Christoffersen made his first stock trade at 17, investing in a golf club company using $500 he made cleaning golf carts at a course in Broken Arrow, Okla., outside Tulsa. He reeled in a 28 percent profit over two years and says he’s been “more or less addicted” to playing the stock market ever since.
As a college freshman he bought an $800 stake in an oil and natural gas pipeline company and more than doubled his money in under two months.
Even with markets jittery as they await a House vote on a bailout plan asking taxpayers to buy up to $700 billion of risky assets including mortgage-backed securities from financial companies, Christoffersen believes there are still winning bets to be made.

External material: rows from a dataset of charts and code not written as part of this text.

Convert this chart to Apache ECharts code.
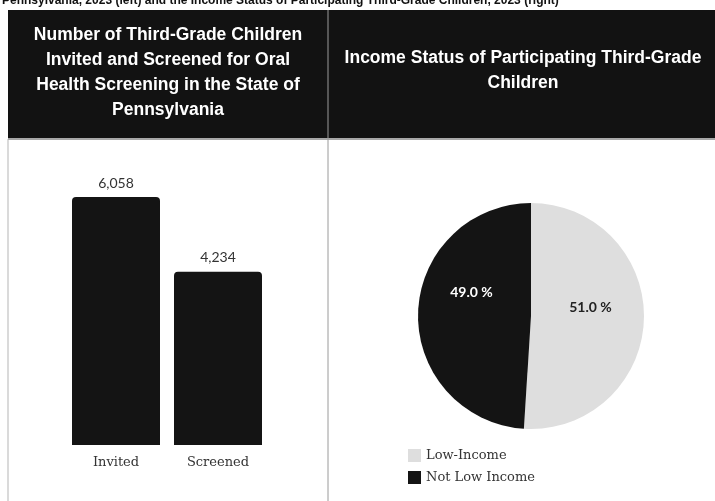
<!DOCTYPE html>
<html>
<head>
<meta charset="utf-8">
<script src="https://cdn.jsdelivr.net/npm/echarts@6/dist/echarts.min.js"></script>
<style>
  html, body { margin: 0; padding: 0; background: #fff; }
  #chart { width: 715px; height: 501px; }
</style>
</head>
<body>
<div id="chart"></div>
<script>
  // data
  var barCategories = ['Invited', 'Screened'];
  var barValues = [6058, 4234];
  var incomeLabels = ['Low-Income', 'Not Low Income'];
  var incomeShares = [51.0, 49.0];
  var incomeColors = ['#dedede', '#141414'];
  var incomeTextColors = ['#222', '#fff'];

  var leftTitle = ['Number of Third-Grade Children', 'Invited and Screened for Oral', 'Health Screening in the State of', 'Pennsylvania'];
  var rightTitle = ['Income Status of Participating Third-Grade', 'Children'];
  var caption = 'Pennsylvania, 2023 (left) and the Income Status of Participating Third-Grade Children, 2023 (right)';

  var myChart = echarts.init(document.getElementById('chart'));

  var headFont = 'bold 17.5px "Liberation Sans", Arial, sans-serif';
  var graphics = [
    { type: 'rect', shape: { x: 8, y: 10, width: 707, height: 128 }, style: { fill: '#121212' }, z: 1 },
    { type: 'line', shape: { x1: 8, y1: 139, x2: 715, y2: 139 }, style: { stroke: '#8a8a8a', lineWidth: 1.5 }, z: 2 },
    { type: 'line', shape: { x1: 8, y1: 139, x2: 8, y2: 501 }, style: { stroke: '#b5b5b5', lineWidth: 1 }, z: 2 },
    { type: 'line', shape: { x1: 328, y1: 10, x2: 328, y2: 501 }, style: { stroke: '#9a9a9a', lineWidth: 1 }, z: 3 },
    { type: 'text', x: 2, y: 1, style: { text: caption, font: 'bold 12px "Liberation Sans", Arial, sans-serif', fill: '#111', textVerticalAlign: 'middle' }, z: 0 }
  ];
  leftTitle.forEach(function (t, i) {
    graphics.push({ type: 'text', x: 168, y: 35 + i * 25, z: 4,
      style: { text: t, font: headFont, fill: '#fff', textAlign: 'center', textVerticalAlign: 'middle' } });
  });
  rightTitle.forEach(function (t, i) {
    graphics.push({ type: 'text', x: 523, y: 58 + i * 25, z: 4,
      style: { text: t, font: headFont, fill: '#fff', textAlign: 'center', textVerticalAlign: 'middle' } });
  });

  myChart.setOption({
    backgroundColor: '#fff',
    animation: false,
    graphic: graphics,
    grid: { left: 65, right: 715 - 269, top: 197, bottom: 56, containLabel: false },
    xAxis: {
      type: 'category',
      data: barCategories,
      axisLine: { show: false },
      axisTick: { show: false },
      axisLabel: { margin: 11, color: '#333', fontSize: 13, fontFamily: '"DejaVu Serif", serif' }
    },
    yAxis: {
      type: 'value',
      min: 0,
      max: 6058,
      show: false
    },
    legend: {
      orient: 'vertical',
      left: 403,
      top: 444,
      icon: 'rect',
      itemWidth: 13,
      itemHeight: 13,
      itemGap: 9,
      data: incomeLabels,
      textStyle: { color: '#333', fontSize: 13, fontFamily: '"DejaVu Serif", serif' }
    },
    series: [{
      type: 'bar',
      data: barValues,
      barWidth: 88,
      itemStyle: { color: '#141414', borderRadius: [4, 4, 0, 0] },
      label: {
        show: true,
        position: 'top',
        distance: 7,
        color: '#333',
        fontSize: 14,
        fontFamily: 'Lato, sans-serif',
        formatter: function (p) { return p.value.toLocaleString('en-US'); }
      }
    }, {
      type: 'pie',
      center: [531, 316],
      radius: 113,
      startAngle: 90,
      clockwise: true,
      data: incomeLabels.map(function (name, i) {
        return {
          name: name,
          value: incomeShares[i],
          itemStyle: { color: incomeColors[i] },
          label: { color: incomeTextColors[i] }
        };
      }),
      label: {
        show: true,
        position: 'inside',
        fontSize: 14,
        fontWeight: 'bold',
        fontFamily: 'Lato, sans-serif',
        // an empty line under the value lifts the text a little above the slice middle
        formatter: function (p) {
          return '{v|' + p.value.toFixed(1) + ' %}\n{' + (p.dataIndex === 0 ? 'a' : 'b') + '|}';
        },
        rich: {
          v: { fontSize: 14, fontWeight: 'bold', fontFamily: 'Lato, sans-serif', lineHeight: 18 },
          a: { lineHeight: 20, height: 20 },
          b: { lineHeight: 44, height: 44 }
        }
      },
      labelLine: { show: false },
      emphasis: { disabled: true }
    }]
  });
</script>
</body>
</html>
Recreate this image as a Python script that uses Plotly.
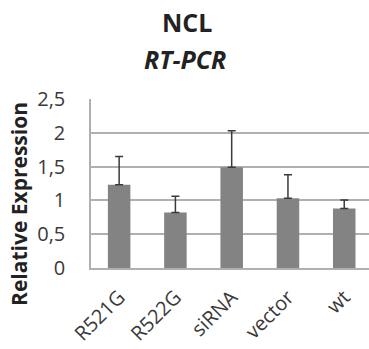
import plotly.graph_objects as go

categories = ["R521G", "R522G", "siRNA", "vector", "wt"]
values = [1.23, 0.82, 1.49, 1.03, 0.88]
errors = [0.42, 0.24, 0.54, 0.35, 0.125]
y_ticks = [0, 0.5, 1, 1.5, 2, 2.5]

font = "Open Sans"

fig = go.Figure()
fig.add_trace(go.Bar(
    x=categories, y=values, width=0.4,
    marker=dict(color="#838383", line=dict(width=0)),
    error_y=dict(type="data", array=errors, arrayminus=[0]*len(errors), symmetric=False,
                 color="#3a3a3a", thickness=1.5, width=4),
))

fig.update_layout(
    width=369, height=349,
    margin=dict(l=91, r=0, t=99, b=81),
    paper_bgcolor="white", plot_bgcolor="white",
    separators=",.",
    showlegend=False,
    font=dict(family=font, color="#3a3a3a"),
)
fig.update_xaxes(
    range=[-0.5, 4.44], showgrid=False, showline=True, linecolor="#b0b0b0", linewidth=1.5,
    tickangle=-45, tickfont=dict(size=20, family=font, color="#3a3a3a"), ticks="",
    ticklabelstandoff=8,
)
fig.update_yaxes(
    range=[0, 2.5], tickvals=y_ticks, showgrid=True, gridcolor="#b0b0b0", gridwidth=1.5,
    showline=True, linecolor="#b0b0b0", linewidth=1.5, zeroline=False,
    tickfont=dict(size=20, family=font, color="#3a3a3a"), ticks="", ticklabelstandoff=20,
)

fig.add_annotation(text="<b>NCL</b>", xref="paper", yref="paper", x=0.345, y=1.456,
                   showarrow=False, font=dict(size=25, family=font, color="#222222"),
                   xanchor="center", yanchor="middle")
fig.add_annotation(text="<b><i>RT-PCR</i></b>", xref="paper", yref="paper", x=0.338, y=1.237,
                   showarrow=False, font=dict(size=25, family=font, color="#222222"),
                   xanchor="center", yanchor="middle")
fig.add_annotation(text="<b>Relative Expression</b>", xref="paper", yref="paper", x=-0.259, y=0.379,
                   textangle=-90, showarrow=False, font=dict(size=21, family=font, color="#222222"),
                   xanchor="center", yanchor="middle")

fig.write_html("out.html", config={"displayModeBar": False},
               post_script="document.body.style.margin='0px';")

Many profitable businesses got pummeled recently as panicked investors fled stocks. It’s companies like these that have low debt and lots of cash that could be a good purchase as their stock prices bounce back, Christoffersen said.
Investing in firms such as Walmart and Proctor Gamble that sell staple, low-cost products could also be smart, he added: “It doesn’t matter if it’s World War VII. People are still going to have to buy toothpaste.”
“This is what I wanted to do,” Christoffersen said of banking. “For now, I know it’s long hours and I know it’s a lot of stress, but I love the challenge. … Every day is different. It’s not all one thing. What was three weeks ago is not the same as today. It’s crazy.”
So despite the barrage of bad news slamming Wall Street in recent months, he’s not ready to abandon the industry he chose to make his own. He still dreams of one day managing hedge funds — “If,” he said, “they’re still around.”
Story written and reported in October 2008.